Spell-check is such a wonderful invention. Right? NOT! Spell check and its relative grammar check are fallible.

Spell check does NOT recognize when you use the wrong word but spell it correctly.

AND

Grammar check only recognizes the relatively basic structures of sentences.

HOMOPHONES

Homophones are words that sound the same when spoken, but are spelled differently and have a different meaning as to the spelling.

There are several easy homophones that a writer needs to know and understand.

THERE – THEIR – THEY’RE

THERE – This spelling identifies a location, or use it with words in the following list: is – be – am – are – was – were

We live over there. (location)

There is a meeting tomorrow night. (before a verb)

THEIR (also THEIRS)– This spelling is a pronoun that shows ownership.

That is their pool.

That book is theirs.

THEY’RE – This spelling is a contraction of the pronoun “they” and the verb “are.” One way to check this is to read the word as the two words.

They’re coming to the party tomorrow night. (They are coming to the party tomorrow night.)

TO – TOO – TWO

TO – This spelling is a preposition and introduces a prepositional phrase. It identifies a direction.

We walked to the store.

TOO – This spelling is an adverb and can be replaced with the word “also.”

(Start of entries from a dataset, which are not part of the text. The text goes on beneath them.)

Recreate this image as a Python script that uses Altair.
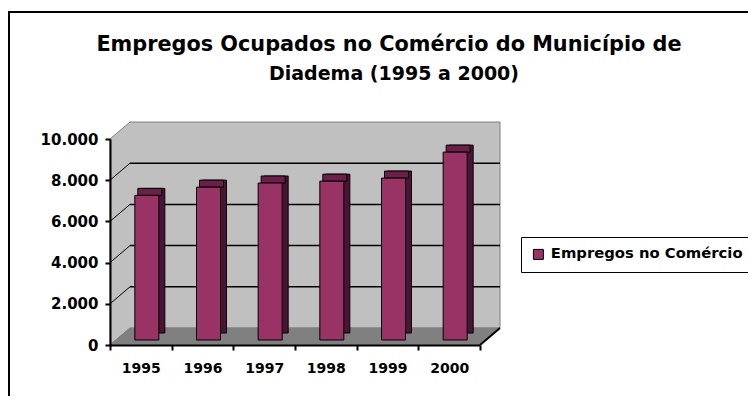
import altair as alt
import pandas as pd

# ---- data ----
anos = ["1995", "1996", "1997", "1998", "1999", "2000"]
empregos = [7020, 7420, 7620, 7710, 7860, 9120]
serie = "Empregos no Comércio"
y_ticks = [0, 2000, 4000, 6000, 8000, 10000]
titulo = ["Empregos Ocupados no Comércio do Município de", "Diadema (1995 a 2000)"]

# ---- geometry / style constants ----
W, H = 370, 206
YMAX = 10000
N = len(anos)
DEPTH_X, DEPTH_Y = 20, 17          # 3D depth of the walls in px
DU = DEPTH_X / W * N               # depth expressed in x units
DV = DEPTH_Y / H * YMAX            # depth expressed in y units
FONT = "DejaVu Sans"
PLUM, PLUM_TOP, PLUM_SIDE = "#993366", "#6B2049", "#4A1535"
WALL, FLOOR, EDGE = "#C0C0C0", "#808080", "#808080"

bars = pd.DataFrame({"ano": anos, "valor": empregos, "serie": serie})
one = pd.DataFrame({"k": [0]})
wall = pd.DataFrame({"u": [0, DU, N + DU], "v": [YMAX, YMAX + DV, YMAX + DV], "v2": [0, DV, DV]})
floor = pd.DataFrame({"u": [0, DU, N, N + DU], "v": [0, DV, DV, DV], "v2": [0, 0, 0, DV]})
grid = pd.DataFrame({"t": y_ticks[1:-1]})
grid["tb"] = grid["t"] + DV

ys = alt.Scale(domain=[0, YMAX], nice=False, zero=True)
us = alt.Scale(domain=[0, N], nice=False, zero=False)

border = alt.Chart(one).mark_rect(fill=None, stroke="black", strokeWidth=2).encode(
    x=alt.value(-101), x2=alt.value(900), y=alt.value(-127), y2=alt.value(600)
)

title1 = alt.Chart(one).mark_text(
    text=titulo[0], font=FONT, fontSize=20.8, fontWeight="bold", color="black",
    align="center", baseline="middle",
).encode(x=alt.value(279), y=alt.value(-94))
title2 = alt.Chart(one).mark_text(
    text=titulo[1], font=FONT, fontSize=19, fontWeight="bold", color="black",
    align="center", baseline="middle",
).encode(x=alt.value(284), y=alt.value(-65))

wall_l = alt.Chart(wall).mark_area(color=WALL, stroke=EDGE, strokeWidth=1).encode(
    x=alt.X("u:Q", scale=us, axis=None),
    y=alt.Y("v:Q", scale=ys, axis=None),
    y2="v2:Q",
)
floor_l = alt.Chart(floor).mark_area(color=FLOOR, stroke=FLOOR, strokeWidth=1).encode(
    x=alt.X("u:Q", scale=us, axis=None),
    y=alt.Y("v:Q", scale=ys, axis=None),
    y2="v2:Q",
)
grid_back = alt.Chart(grid).mark_rule(color="black", strokeWidth=1.5).encode(
    x=alt.X(datum=DU, scale=us, axis=None),
    x2=alt.X2(datum=N + DU),
    y=alt.Y("tb:Q", scale=ys, axis=None),
)
grid_side = alt.Chart(grid).mark_rule(color="black", strokeWidth=1).encode(
    x=alt.X(datum=0, scale=us, axis=None),
    x2=alt.X2(datum=DU),
    y=alt.Y("t:Q", scale=ys, axis=None),
    y2="tb:Q",
)
right_edge = alt.Chart(one).mark_rule(color="black", strokeWidth=2).encode(
    x=alt.X(datum=N, scale=us, axis=None),
    x2=alt.X2(datum=N + DU),
    y=alt.Y(datum=0, scale=ys, axis=None),
    y2=alt.Y2(datum=DV),
)

band = alt.Scale(paddingInner=0, paddingOuter=0)

side = alt.Chart(bars).mark_bar(size=24, xOffset=12, yOffset=-12, y2Offset=-12,
                                fill=PLUM_SIDE, stroke="black", strokeWidth=1).encode(
    x=alt.X("ano:N", scale=band, axis=None),
    y=alt.Y("valor:Q", scale=ys, axis=None),
)
top = alt.Chart(bars).mark_bar(size=24, xOffset=9, yOffset=-12, y2Offset=-5,
                               fill=PLUM_TOP, stroke="black", strokeWidth=1).encode(
    x=alt.X("ano:N", scale=band, axis=None),
    y=alt.Y("valor:Q", scale=ys, axis=None),
    y2="valor:Q",
)
front = alt.Chart(bars).mark_bar(size=24, xOffset=6, yOffset=-5, y2Offset=-5,
                                 stroke="black", strokeWidth=1).encode(
    x=alt.X("ano:N", scale=band, title=None,
            axis=alt.Axis(labelAngle=0, tickBand="extent", tickSize=5, tickColor="black",
                          tickWidth=2, domainColor="black", domainWidth=2,
                          labelFont=FONT, labelFontSize=14, labelFontWeight="bold",
                          labelColor="black", labelPadding=11, zindex=1)),
    y=alt.Y("valor:Q", scale=ys, title=None,
            axis=alt.Axis(values=y_ticks, grid=False, tickSize=5, tickColor="black",
                          tickWidth=2, domainColor="black", domainWidth=2,
                          labelExpr="replace(format(datum.value, ','), ',', '.')",
                          labelFont=FONT, labelFontSize=15, labelFontWeight="bold",
                          labelColor="black", labelPadding=7, zindex=1)),
    color=alt.Color("serie:N", scale=alt.Scale(range=[PLUM]),
                    legend=alt.Legend(title=None, orient="none", legendX=411, legendY=98,
                                      padding=10, strokeColor="black", fillColor="white",
                                      symbolType="square", symbolSize=100,
                                      symbolStrokeColor="black", symbolStrokeWidth=1,
                                      labelFont=FONT, labelFontSize=14.8, labelLimit=400,
                                      labelFontWeight="bold", labelColor="black",
                                      labelOffset=5)),
)

chart = alt.layer(
    border, title1, title2, wall_l, floor_l, grid_back, grid_side, right_edge, side, top, front
).resolve_scale(x="independent", y="independent").properties(
    width=W, height=H,
    autosize=alt.AutoSizeParams(type="none"),
    padding={"left": 102, "top": 131, "right": 268, "bottom": 51},
    background="white",
).configure_view(stroke=None)

chart.save("out.html", embed_options={"renderer": "svg", "actions": False})
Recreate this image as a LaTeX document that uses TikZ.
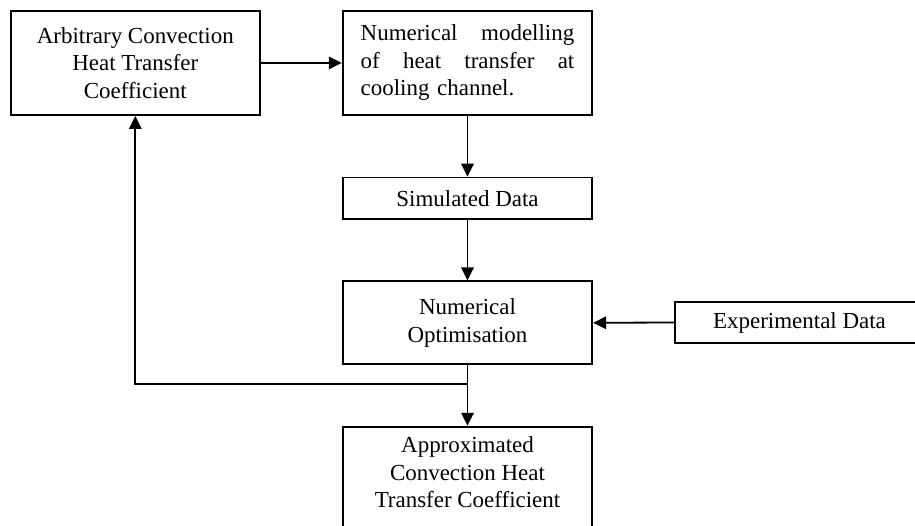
\documentclass[tikz,border=0pt]{standalone}
\usepackage{fontspec}
\setmainfont{Liberation Serif}
\usetikzlibrary{arrows.meta}
\begin{document}
\begin{tikzpicture}[x=1pt,y=-1pt,
  every node/.style={font=\fontsize{22.95}{27.5}\selectfont},
  box/.style={draw,line width=1.8pt,rectangle,inner sep=0pt,align=center,minimum width=249.6pt},
  arr/.style={line width=1.8pt,-{Triangle[length=13pt,width=12.5pt]}},
  ln/.style={line width=1.8pt}]
\useasboundingbox (0,0) rectangle (915,526);
\node[box,minimum width=249.3pt,minimum height=104.3pt] (b1) at (135.3,62.9)
  {Arbitrary Convection\\Heat Transfer\\Coefficient};
\node[box,minimum height=104pt,text width=213.6pt,align=left] (b2) at (467.5,63)
  {Numerical\hfill modelling\\of\hfill heat\hfill transfer\hfill at\\cooling channel.};
\node[box,minimum height=41.8pt] (b3) at (467.5,198.4) {Simulated Data};
\node[box,minimum height=83pt] (b4) at (467.5,322.8) {Numerical\\Optimisation};
\node[box,minimum width=249pt,minimum height=41pt] (b5) at (799.5,322.5) {Experimental Data};
\node[box,minimum height=104.3pt] (b6) at (467.5,478.8) {};
\node[align=center,inner sep=0pt] (t6) at (467.5,472.3)
  {Approximated\\Convection Heat\\Transfer Coefficient};
\coordinate (j) at (467.5,384.3);
\draw[arr] (b1.east) -- (b2.west);
\draw[arr] (b2.south) -- (b3.north);
\draw[arr] (b3.south) -- (b4.north);
\draw[arr] (b5.west) -- (b4.east);
\draw[arr] (b4.south) -- (b6.north);
\draw[arr] (j) -| (b1.south);
\end{tikzpicture}
\end{document}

Can I go to the movie, too?

TWO – This spelling identifies a number.

There are two apples left in the bowl.

ITS – IT’S

ITS – This spelling shows ownership.

My book is missing its table of contents.

IT’S – This spelling is a contraction of the pronoun “it” and the verb “is.” Again, you can check this by read the word as the two words.

It’s going to be a beautiful day today.

YOUR – YOU’RE

YOUR – This spelling shows ownership.

Your writing is going to improve with all this knowledge.

YOU’RE – This spelling is a contraction of the pronoun “you” and the verb “are.” Again, you can check this by read the word as the two words.

You’re going camping with us next week.

OTHER HOMOPHONES

There are many other homophones, but these are the ones that I see misused over and over again.

When in doubt, check it out to see if you are using the correct word and spelling.